**AIM:**
In the entries below, find the line containing "Recreate this image" and the line containing "headH + rowH*ranks.length]);". Copy those two lines and everything between them exactly, without the pictures.

**DATA TO USE:**
------------------------------
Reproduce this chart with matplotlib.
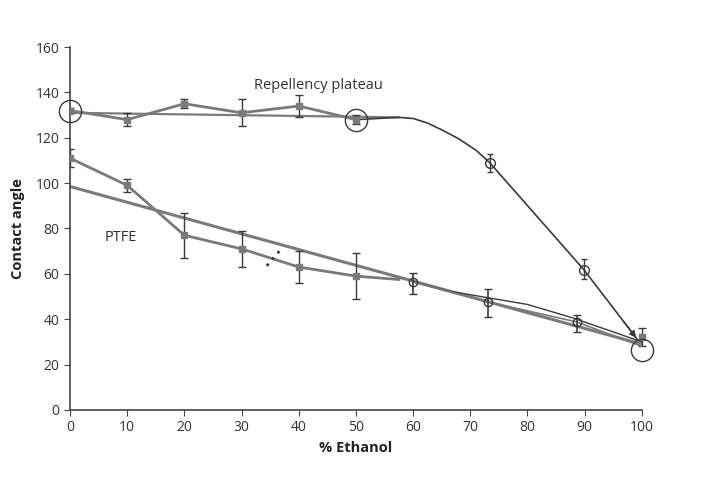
------------------------------
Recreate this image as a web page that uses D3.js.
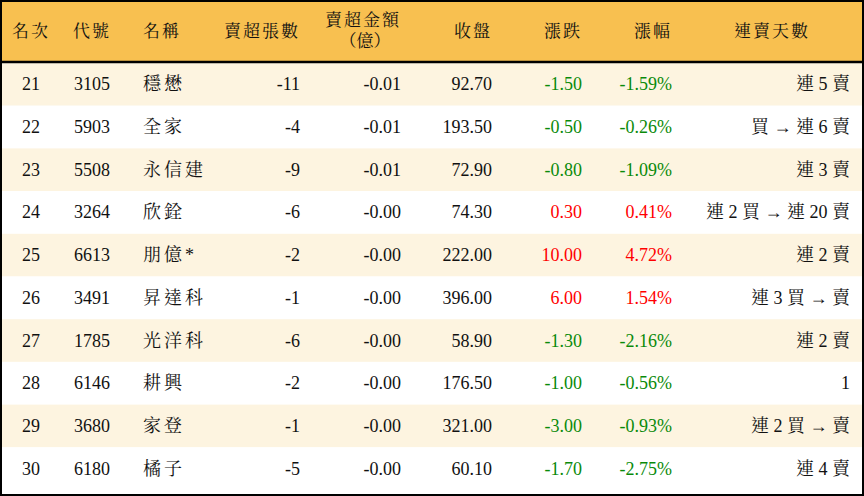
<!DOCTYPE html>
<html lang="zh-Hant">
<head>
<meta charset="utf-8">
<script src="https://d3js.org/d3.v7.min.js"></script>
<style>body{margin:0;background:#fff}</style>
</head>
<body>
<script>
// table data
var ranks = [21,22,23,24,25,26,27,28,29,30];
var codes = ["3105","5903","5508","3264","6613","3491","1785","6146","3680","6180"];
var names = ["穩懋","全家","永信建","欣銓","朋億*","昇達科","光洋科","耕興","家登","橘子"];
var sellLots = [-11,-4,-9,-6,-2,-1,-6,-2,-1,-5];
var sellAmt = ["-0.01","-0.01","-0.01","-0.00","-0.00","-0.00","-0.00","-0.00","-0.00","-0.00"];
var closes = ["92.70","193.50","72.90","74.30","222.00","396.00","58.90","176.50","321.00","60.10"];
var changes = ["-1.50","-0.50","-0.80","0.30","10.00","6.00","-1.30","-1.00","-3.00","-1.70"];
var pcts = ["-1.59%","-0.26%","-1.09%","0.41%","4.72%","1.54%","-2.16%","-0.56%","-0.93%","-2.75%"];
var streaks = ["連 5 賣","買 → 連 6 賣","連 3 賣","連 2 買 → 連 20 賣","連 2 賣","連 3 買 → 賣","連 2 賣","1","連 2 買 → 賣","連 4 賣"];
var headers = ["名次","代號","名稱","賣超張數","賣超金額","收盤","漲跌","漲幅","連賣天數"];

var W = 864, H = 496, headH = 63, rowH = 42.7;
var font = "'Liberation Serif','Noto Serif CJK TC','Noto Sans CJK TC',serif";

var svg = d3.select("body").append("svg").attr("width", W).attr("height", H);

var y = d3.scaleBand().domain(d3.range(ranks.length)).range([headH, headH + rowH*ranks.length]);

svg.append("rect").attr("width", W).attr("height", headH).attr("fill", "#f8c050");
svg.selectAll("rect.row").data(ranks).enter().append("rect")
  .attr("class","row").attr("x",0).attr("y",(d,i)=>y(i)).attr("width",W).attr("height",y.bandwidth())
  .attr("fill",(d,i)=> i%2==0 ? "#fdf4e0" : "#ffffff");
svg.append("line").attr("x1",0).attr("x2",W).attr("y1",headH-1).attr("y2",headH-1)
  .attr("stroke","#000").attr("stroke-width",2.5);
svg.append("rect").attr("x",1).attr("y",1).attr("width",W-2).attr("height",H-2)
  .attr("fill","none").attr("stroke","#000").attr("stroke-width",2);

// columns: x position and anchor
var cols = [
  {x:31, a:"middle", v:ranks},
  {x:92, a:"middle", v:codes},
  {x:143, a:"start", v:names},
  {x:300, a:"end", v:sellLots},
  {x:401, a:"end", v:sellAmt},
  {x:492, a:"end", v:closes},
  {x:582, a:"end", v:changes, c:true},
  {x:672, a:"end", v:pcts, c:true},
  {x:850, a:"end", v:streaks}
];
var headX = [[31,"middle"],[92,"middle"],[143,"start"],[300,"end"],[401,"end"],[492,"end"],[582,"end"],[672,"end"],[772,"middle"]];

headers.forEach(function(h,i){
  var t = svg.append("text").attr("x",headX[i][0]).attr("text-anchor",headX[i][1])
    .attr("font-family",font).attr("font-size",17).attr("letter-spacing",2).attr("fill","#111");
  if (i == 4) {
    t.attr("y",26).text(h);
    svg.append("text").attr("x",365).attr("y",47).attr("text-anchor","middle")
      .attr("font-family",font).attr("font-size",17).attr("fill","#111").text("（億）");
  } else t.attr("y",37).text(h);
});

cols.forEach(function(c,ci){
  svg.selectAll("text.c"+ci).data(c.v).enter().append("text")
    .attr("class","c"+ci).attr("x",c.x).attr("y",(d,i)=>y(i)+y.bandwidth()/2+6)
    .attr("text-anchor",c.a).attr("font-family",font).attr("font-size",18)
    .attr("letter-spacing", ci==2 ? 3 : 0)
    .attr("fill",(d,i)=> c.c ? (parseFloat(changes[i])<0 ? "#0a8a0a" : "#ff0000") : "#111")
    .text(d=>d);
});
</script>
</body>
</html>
------------------------------
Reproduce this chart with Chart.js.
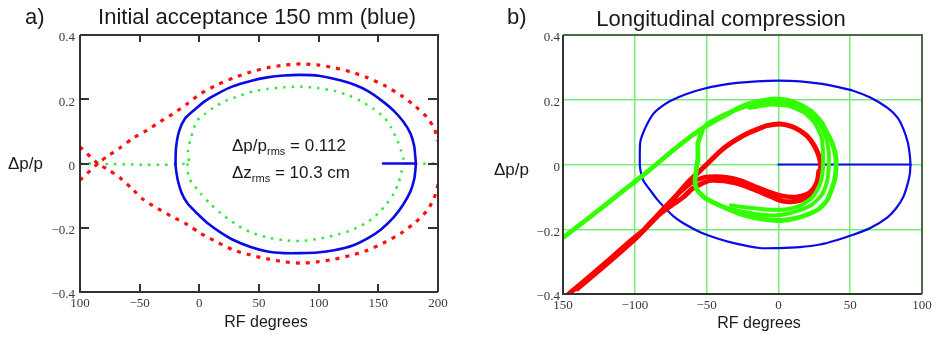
------------------------------
**RESPONSE TO THE EXERCISE:**
Recreate this image as a web page that uses D3.js.
<!DOCTYPE html>
<html lang="zh-Hant">
<head>
<meta charset="utf-8">
<script src="https://d3js.org/d3.v7.min.js"></script>
<style>body{margin:0;background:#fff}</style>
</head>
<body>
<script>
// table data
var ranks = [21,22,23,24,25,26,27,28,29,30];
var codes = ["3105","5903","5508","3264","6613","3491","1785","6146","3680","6180"];
var names = ["穩懋","全家","永信建","欣銓","朋億*","昇達科","光洋科","耕興","家登","橘子"];
var sellLots = [-11,-4,-9,-6,-2,-1,-6,-2,-1,-5];
var sellAmt = ["-0.01","-0.01","-0.01","-0.00","-0.00","-0.00","-0.00","-0.00","-0.00","-0.00"];
var closes = ["92.70","193.50","72.90","74.30","222.00","396.00","58.90","176.50","321.00","60.10"];
var changes = ["-1.50","-0.50","-0.80","0.30","10.00","6.00","-1.30","-1.00","-3.00","-1.70"];
var pcts = ["-1.59%","-0.26%","-1.09%","0.41%","4.72%","1.54%","-2.16%","-0.56%","-0.93%","-2.75%"];
var streaks = ["連 5 賣","買 → 連 6 賣","連 3 賣","連 2 買 → 連 20 賣","連 2 賣","連 3 買 → 賣","連 2 賣","1","連 2 買 → 賣","連 4 賣"];
var headers = ["名次","代號","名稱","賣超張數","賣超金額","收盤","漲跌","漲幅","連賣天數"];

var W = 864, H = 496, headH = 63, rowH = 42.7;
var font = "'Liberation Serif','Noto Serif CJK TC','Noto Sans CJK TC',serif";

var svg = d3.select("body").append("svg").attr("width", W).attr("height", H);

var y = d3.scaleBand().domain(d3.range(ranks.length)).range([headH, headH + rowH*ranks.length]);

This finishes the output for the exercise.